Pupi Avati (81 primavere) ha fatto qualcosa di simile: quando nessuno credeva in una sua rentrée nell’orizzonte da lui stesso filtrato – quello del gotico padano – ecco la zampata di Il signor Diavolo. Sottolineando la propria eccentrica unicità, ha fatto un horror artigianale, ectoplasmatico, eretico, cattolico, dialettico, affascinato dall’occulto, dal rimosso, dal perturbante.

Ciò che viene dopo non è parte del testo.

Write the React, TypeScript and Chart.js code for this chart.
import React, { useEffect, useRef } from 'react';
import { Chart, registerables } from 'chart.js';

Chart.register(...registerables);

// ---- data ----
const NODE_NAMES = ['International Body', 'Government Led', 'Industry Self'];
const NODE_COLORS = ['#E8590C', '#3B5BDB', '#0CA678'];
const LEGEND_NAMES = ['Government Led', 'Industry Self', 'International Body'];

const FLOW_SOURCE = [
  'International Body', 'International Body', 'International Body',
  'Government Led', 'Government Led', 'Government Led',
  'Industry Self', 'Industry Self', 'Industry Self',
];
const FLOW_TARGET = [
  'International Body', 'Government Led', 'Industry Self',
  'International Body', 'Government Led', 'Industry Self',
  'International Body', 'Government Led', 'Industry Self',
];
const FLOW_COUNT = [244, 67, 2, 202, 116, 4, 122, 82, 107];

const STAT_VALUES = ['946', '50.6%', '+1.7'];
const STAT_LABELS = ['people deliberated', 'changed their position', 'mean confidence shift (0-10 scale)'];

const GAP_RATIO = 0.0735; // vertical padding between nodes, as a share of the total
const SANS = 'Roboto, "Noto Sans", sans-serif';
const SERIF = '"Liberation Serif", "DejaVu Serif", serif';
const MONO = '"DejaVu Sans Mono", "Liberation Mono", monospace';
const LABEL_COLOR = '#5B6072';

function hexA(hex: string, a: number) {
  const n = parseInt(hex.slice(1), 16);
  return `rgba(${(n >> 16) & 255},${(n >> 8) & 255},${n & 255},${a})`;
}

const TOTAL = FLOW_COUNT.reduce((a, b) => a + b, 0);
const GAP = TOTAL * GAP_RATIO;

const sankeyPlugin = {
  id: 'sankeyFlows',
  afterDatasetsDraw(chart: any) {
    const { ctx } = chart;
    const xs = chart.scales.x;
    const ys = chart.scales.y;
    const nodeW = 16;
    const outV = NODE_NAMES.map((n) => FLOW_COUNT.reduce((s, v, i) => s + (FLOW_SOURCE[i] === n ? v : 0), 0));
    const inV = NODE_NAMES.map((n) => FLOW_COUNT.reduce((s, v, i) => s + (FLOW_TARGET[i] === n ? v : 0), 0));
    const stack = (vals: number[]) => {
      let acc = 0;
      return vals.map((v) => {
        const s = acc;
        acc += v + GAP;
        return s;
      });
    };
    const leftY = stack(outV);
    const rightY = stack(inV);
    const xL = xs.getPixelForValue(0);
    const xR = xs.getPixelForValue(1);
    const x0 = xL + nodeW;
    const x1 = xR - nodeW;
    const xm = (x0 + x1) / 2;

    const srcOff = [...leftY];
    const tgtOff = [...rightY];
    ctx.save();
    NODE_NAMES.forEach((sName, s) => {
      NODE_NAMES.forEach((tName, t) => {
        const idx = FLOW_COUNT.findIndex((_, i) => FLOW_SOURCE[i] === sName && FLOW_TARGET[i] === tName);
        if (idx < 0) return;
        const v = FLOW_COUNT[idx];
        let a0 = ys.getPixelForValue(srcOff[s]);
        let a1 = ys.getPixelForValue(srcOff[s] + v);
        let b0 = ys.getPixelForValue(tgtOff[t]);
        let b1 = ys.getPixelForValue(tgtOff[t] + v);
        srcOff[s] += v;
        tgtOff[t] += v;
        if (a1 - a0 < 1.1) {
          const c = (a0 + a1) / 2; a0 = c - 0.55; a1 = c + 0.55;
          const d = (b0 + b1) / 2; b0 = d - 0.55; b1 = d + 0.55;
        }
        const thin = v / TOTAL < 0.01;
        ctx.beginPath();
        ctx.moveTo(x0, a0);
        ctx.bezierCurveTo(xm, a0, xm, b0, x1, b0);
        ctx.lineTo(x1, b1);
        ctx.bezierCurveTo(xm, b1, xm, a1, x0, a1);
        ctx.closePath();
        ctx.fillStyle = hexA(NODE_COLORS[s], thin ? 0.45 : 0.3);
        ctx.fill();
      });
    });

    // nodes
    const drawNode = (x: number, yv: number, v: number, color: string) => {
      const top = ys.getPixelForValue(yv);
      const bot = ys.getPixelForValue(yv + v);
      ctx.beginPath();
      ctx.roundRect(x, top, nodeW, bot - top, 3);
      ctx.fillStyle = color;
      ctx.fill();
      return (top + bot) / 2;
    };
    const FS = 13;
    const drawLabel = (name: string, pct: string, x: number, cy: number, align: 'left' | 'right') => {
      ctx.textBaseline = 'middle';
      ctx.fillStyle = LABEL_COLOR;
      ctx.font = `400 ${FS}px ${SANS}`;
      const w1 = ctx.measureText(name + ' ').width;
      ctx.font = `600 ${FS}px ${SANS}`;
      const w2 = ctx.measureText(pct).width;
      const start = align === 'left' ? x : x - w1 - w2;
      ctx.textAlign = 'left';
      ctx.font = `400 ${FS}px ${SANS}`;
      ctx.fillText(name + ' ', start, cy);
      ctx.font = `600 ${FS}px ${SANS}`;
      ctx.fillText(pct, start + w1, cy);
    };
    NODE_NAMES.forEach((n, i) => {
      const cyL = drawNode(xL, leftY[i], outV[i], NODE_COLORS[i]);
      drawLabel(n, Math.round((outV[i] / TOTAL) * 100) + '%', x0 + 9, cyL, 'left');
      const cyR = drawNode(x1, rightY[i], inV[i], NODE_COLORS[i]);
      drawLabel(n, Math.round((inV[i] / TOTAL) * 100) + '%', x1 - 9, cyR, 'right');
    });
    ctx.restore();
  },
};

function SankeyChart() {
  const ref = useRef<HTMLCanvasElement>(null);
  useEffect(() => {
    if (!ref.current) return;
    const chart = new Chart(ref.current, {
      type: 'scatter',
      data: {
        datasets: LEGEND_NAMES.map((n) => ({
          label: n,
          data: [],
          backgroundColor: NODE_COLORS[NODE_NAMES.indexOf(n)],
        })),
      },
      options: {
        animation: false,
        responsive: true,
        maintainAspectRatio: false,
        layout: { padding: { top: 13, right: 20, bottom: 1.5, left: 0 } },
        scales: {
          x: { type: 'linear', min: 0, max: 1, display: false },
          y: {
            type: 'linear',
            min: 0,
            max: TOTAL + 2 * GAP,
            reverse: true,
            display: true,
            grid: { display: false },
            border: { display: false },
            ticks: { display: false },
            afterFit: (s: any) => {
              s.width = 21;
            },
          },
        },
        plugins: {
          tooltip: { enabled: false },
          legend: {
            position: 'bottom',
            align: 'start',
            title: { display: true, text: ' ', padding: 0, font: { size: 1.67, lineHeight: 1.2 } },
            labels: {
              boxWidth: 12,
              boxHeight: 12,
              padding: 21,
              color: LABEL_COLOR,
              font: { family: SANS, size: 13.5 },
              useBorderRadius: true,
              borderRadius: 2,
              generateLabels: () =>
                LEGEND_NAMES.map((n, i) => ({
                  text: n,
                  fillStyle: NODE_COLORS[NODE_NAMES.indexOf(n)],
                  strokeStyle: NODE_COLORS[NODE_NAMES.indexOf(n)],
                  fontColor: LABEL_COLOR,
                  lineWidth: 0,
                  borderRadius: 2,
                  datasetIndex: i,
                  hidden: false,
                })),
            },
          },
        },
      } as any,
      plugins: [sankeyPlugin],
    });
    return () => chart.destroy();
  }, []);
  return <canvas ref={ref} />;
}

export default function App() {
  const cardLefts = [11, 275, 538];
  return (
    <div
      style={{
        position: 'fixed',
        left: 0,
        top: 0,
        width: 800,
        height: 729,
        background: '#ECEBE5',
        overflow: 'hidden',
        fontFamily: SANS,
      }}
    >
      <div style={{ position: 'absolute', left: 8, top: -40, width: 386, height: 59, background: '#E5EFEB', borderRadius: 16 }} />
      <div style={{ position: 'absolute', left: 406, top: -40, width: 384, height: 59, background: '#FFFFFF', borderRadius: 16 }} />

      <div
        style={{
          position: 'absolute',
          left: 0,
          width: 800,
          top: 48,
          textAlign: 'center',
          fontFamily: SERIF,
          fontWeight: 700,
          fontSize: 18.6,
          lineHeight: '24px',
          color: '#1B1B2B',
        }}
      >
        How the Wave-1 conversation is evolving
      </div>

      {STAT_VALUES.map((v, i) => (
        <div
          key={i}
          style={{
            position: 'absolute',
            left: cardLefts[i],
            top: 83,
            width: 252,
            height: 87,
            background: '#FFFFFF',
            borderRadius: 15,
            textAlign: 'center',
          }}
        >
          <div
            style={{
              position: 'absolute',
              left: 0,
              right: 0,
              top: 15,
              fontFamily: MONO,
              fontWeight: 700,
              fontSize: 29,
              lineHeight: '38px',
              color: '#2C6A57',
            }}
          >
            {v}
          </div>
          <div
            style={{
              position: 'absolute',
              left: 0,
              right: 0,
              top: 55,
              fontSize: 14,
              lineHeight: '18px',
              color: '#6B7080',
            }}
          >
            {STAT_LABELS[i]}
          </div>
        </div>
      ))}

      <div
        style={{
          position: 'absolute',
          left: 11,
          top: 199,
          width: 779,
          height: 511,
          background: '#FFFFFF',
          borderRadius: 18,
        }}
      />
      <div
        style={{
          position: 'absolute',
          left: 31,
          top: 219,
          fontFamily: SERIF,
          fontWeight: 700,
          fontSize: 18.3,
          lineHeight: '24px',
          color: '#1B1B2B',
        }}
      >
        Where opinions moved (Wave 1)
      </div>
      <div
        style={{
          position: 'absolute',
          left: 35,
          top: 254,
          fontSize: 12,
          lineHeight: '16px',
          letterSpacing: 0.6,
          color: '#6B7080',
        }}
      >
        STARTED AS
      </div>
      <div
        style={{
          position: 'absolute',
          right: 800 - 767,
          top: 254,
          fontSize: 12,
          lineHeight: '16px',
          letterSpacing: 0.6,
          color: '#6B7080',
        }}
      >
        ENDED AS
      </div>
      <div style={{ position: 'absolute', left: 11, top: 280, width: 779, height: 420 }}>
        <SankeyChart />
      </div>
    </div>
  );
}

In fondo, sembrano proprio loro, i vecchi leoni, i più disponibili a misurarsi con ciò che mette in discussione le certezze, i dolori che lastricano il viale del tramonto, il tempo che passa e non passa mai.

Il tempo passa anziché no anche per l’ottantaquattrenne Woody Allen, che nell’arco di un giorno di pioggia a New York fa sperimentare al suo impossibile avatar giovanile quisquilie come lo smarrimento di un ennesimo fuori-posto, la sofferenza amorosa dell’angelico nevrotico upperclass, lo spiazzamento derivato dai segreti di famiglia, la nostalgia. Per questo Allen così autoriflessivo nel ripensare le immagini della realtà, il passato analogico si può rievocare attraverso gli strumenti del digitale (i fasci di luce, i fondali incredibili). E se è impossibile da rivivere tanto vale rifugiarsi nel porto sicuro della mitografia.

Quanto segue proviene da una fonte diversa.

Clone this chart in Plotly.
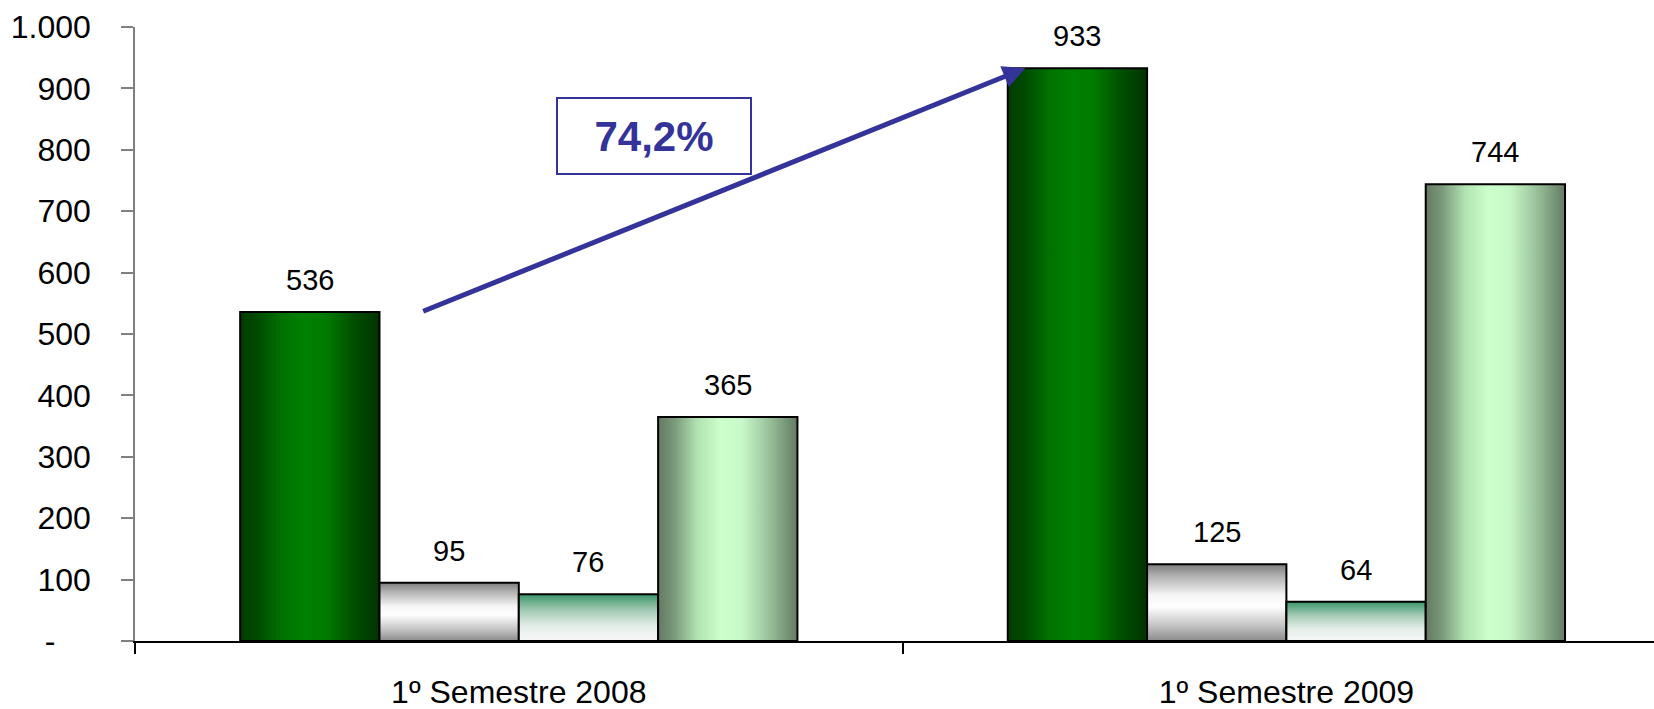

In vena di testamenti anche Dolor y Gloria, ennesimo eppure irrinunciabile abbraccio spezzato di Pedro Almodóvar (70 quest’anno), è il compendio di una vita e una carriera. Una partitura cinefila ai confini dell’autofiction, altro cordoglio all’analogico mediante l’esperienza fisica di un corpo a pezzi. I colori si mischiano nell’atto stesso della creazione, Almodóvar abdica alla messinscena per lasciar trionfare le animazioni. Un album di ricordi che chiede al cinema una possibilità di salvezza troppo spesso negata ai suoi eroi, di eternare la memoria, perdonare e farsi perdonare.

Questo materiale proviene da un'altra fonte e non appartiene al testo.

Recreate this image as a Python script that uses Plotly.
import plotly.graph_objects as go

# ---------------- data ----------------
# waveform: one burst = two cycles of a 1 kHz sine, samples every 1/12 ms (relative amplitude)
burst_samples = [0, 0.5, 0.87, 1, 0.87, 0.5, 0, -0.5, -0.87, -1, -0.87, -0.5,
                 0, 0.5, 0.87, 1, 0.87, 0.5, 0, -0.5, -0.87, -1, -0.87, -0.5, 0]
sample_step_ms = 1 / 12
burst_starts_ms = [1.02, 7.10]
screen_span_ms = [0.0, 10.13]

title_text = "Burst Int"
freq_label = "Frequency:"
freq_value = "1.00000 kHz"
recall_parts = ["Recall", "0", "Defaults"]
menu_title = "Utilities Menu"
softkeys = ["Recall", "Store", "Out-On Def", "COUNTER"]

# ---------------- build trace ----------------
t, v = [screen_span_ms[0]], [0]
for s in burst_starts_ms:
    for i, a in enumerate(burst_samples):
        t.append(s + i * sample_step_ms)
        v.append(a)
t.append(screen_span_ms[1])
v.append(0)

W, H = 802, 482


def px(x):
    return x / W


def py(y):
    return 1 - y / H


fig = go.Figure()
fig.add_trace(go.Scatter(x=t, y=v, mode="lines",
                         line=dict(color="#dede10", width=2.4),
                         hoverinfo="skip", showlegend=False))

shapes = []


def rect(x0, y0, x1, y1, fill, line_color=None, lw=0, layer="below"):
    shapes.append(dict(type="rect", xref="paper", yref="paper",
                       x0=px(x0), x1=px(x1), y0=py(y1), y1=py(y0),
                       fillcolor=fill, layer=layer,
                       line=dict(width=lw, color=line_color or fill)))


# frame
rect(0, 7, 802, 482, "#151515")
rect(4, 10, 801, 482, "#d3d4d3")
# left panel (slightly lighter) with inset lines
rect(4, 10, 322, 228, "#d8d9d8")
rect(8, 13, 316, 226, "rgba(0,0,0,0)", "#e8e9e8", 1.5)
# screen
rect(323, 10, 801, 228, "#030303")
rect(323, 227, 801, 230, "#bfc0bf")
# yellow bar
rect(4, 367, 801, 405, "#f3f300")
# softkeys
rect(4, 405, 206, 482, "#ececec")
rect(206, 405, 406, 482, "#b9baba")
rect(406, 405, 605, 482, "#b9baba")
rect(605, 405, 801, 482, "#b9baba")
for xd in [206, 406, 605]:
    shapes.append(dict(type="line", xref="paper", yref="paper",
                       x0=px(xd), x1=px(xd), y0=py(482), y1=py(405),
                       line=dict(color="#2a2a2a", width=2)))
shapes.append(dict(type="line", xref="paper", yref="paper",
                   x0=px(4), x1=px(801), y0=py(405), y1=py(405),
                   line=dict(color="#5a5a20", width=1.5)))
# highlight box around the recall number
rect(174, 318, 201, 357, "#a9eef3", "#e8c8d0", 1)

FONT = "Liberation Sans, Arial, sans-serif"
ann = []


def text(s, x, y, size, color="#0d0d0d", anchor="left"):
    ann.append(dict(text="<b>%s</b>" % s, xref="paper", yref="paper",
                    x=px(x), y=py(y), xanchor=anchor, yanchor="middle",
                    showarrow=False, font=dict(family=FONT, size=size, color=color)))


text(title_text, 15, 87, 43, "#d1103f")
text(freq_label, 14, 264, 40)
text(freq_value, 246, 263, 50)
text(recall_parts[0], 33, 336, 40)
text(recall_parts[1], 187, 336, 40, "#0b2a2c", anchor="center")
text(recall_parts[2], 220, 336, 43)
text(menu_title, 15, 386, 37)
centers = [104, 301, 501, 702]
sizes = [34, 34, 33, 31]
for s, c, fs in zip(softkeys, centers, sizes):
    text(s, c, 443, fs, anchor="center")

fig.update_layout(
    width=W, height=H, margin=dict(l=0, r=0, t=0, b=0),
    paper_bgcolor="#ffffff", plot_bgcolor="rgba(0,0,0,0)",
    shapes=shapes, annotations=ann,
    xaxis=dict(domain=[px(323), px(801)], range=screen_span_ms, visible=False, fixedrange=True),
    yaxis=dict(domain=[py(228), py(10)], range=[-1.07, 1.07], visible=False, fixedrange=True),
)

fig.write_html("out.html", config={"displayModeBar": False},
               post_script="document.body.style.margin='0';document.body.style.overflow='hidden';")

Quella salvezza che il cinquantaseienne Quentin Tarantino (il più giovane del mazzo, ma, al di là l’anagrafe e delle opinioni, come si può negare lo statuto di maestro?) concede ai poveri eroi di C’era una volta a… Hollywood. Una lettura impossibile della storia ufficiale, la versione disperatamente romantica di un period drama, il non-genere che tre autori conclamati hanno esplorato quest’anno con approcci diversi e ugualmente fertili.

Il rosselliniano Peterloo è costituto per metà da una fitta e densa rete di dialoghi, conversazioni, scontri, parole che lo rendono un saggio di retorica ai massimi livelli e per metà dalla messinscena della carneficina. Ciò che lo rende davvero “centrato” sta tutto nello sguardo del settantaseienne Mike Leigh, onesto e rispettoso verso le vittime designate quanto feroce e mortificante nei confronti del potere, con un finale rapido e dolorosissimo (no, non è sensazionalismo) sulla scia del più retto e rigoroso racconto civile.

E così L’ufficiale e la spia: solo Roman Polanski (86 anni) poteva raccontare quella storia in quel modo, una lectio magistralis di cinema storico che arriva in una fase di estrema vulnerabilità per l’autore. Il caso particolare come metronomo che misura il nostro tempo: il rigurgito antisemita, le fake news, il ruolo degli intellettuali incapaci di persuadere il popolo, le tentazioni autoritarie, l’intolleranza dominante nella narrazione dei nazionalisti. Su questi elementi incardina una rievocazione che si pone come l’allegoria di un’epoca (ieri come oggi e così anche domani).

Ma anche Il traditore è, a suo modo, un period drama: sulla superficie dell’apparente prestazione impersonale, l’ottantenne Marco Bellocchio maneggia per la prima volta il mafia movie senza tenere conto di tutta la tradizione del genere. Il male è ridicolo, incarnato da gente ignorante e squallida, e nello spericolato registro tra grottesco e tragedia spicca l’angosciante centralità della morte. Un ennesimo ribaltamento del tavolo per il regista italiano più giovane e ribelle di tutti, il più grande probabilmente.

E togliamo l’avverbio per quello che è quasi senza dubbio alcuno il più grande del mondo, anche lui alle prese con il gangster movie. Vertiginoso, senile, prostatico, il più analogico dei film digitali: The Irishman è tante cose. L’ennesimo film definitivo del genere di cui Martin Scorsese (77 anni) è il maestro assoluto e i suoi tre attori tra i corpi più iconici. Una trenodia, un canto funebre, una cerimonia degli addii. Una rivoluzione che porta il cinema ai confini del possibile, reinventando un passato che è solo un desiderio, l’immagine di un’utopia. Sì, è stato decisamente l’anno dei venerati maestri.